O bairro quase só é notícia por más razões. Há dois anos, fez manchete o julgamento de 55 pessoas acusadas de tráfico de droga. Até Janeiro de 2014, haveria três pessoas a vender. Depois, houve detenções do Bairro da Balsa. A partir daí, e até Março de 2015, terá passado a haver uma lista de famílias que se revezavam. O Tribunal de Viseu condenou 46 pessoas, 30 das quais com pena suspensa.

No ano passado, o presidente da câmara, Almeida Henriques, pediu ao Governo um reforço de segurança naquela zona. “Não desejamos nem aceitamos que se alastre o sentimento de insegurança que é típico do modo de vida de bairros problemáticos de grandes cidades, mesmo que tal se confine a focos pontuais”, declarou então, segundo o site da Emissora das Beiras.

O lixo amontoa-se nas ruas. Limpam-no moradores que, por receberem rendimento social de inserção, são forçados a fazer trabalho socialmente útil. Quase não há iluminação pública. As lâmpadas foram destruídas com espingardas de pressão de ar. O carteiro só lá vai duas vezes por semana e com escolta policial. A escolta começou há uma década na sequência de uma agressão.

Para haver qualidade de ensino e igualdade de oportunidades para as crianças em desvantagem — o diagnóstico aponta para défice de estímulo cognitivo, de domínio da língua, de conhecimentos gerais sobre o mundo, de apoio da família, de saber estar —, os pais queriam quatro professores e não dois. E identificaram quatro, que o Ministério da Educação só teria de colocar. Previram também quatro assistentes operacionais no 1.º ciclo. Outras duas ficariam no jardim-de-infância, com uma nova educadora — Conceição Neto assumiria a coordenação da escola, cargo que não existia. Impunha-se ainda recuperar e readaptar o espaço escolar, o que convocava a câmara.

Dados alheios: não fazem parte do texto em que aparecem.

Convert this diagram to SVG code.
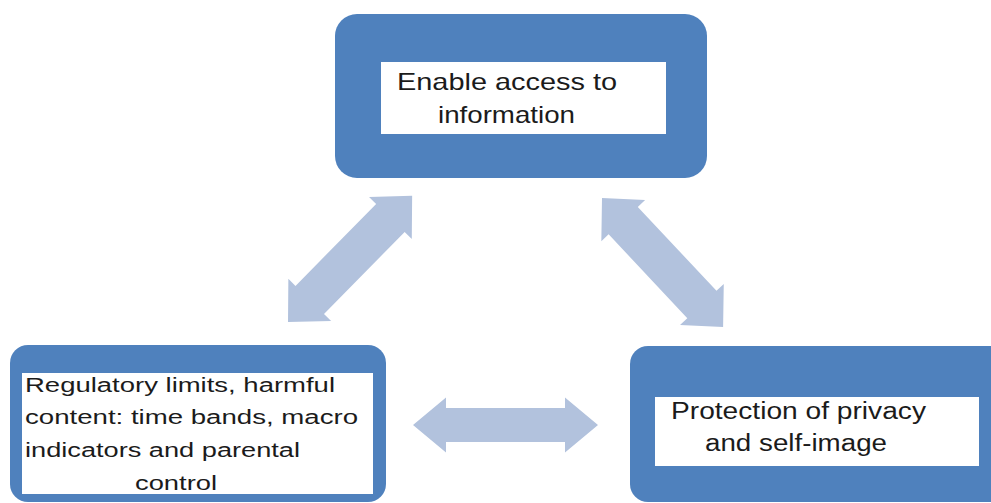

Atrasos nas obras e boatos no bairro
Aproximava-se o final de Agosto, os pais estavam muito preocupados: as obras ainda não tinham começado. E havia muito que fazer. Não bastava intervir nas salas. Todo o espaço escolar seria de aprendizagem. Nas traseiras, por exemplo, nasceria uma oficina de artes e um espaço de brincadeira. Para aumentar a área disponível, as crianças passariam todas a almoçar no jardim-de-infância.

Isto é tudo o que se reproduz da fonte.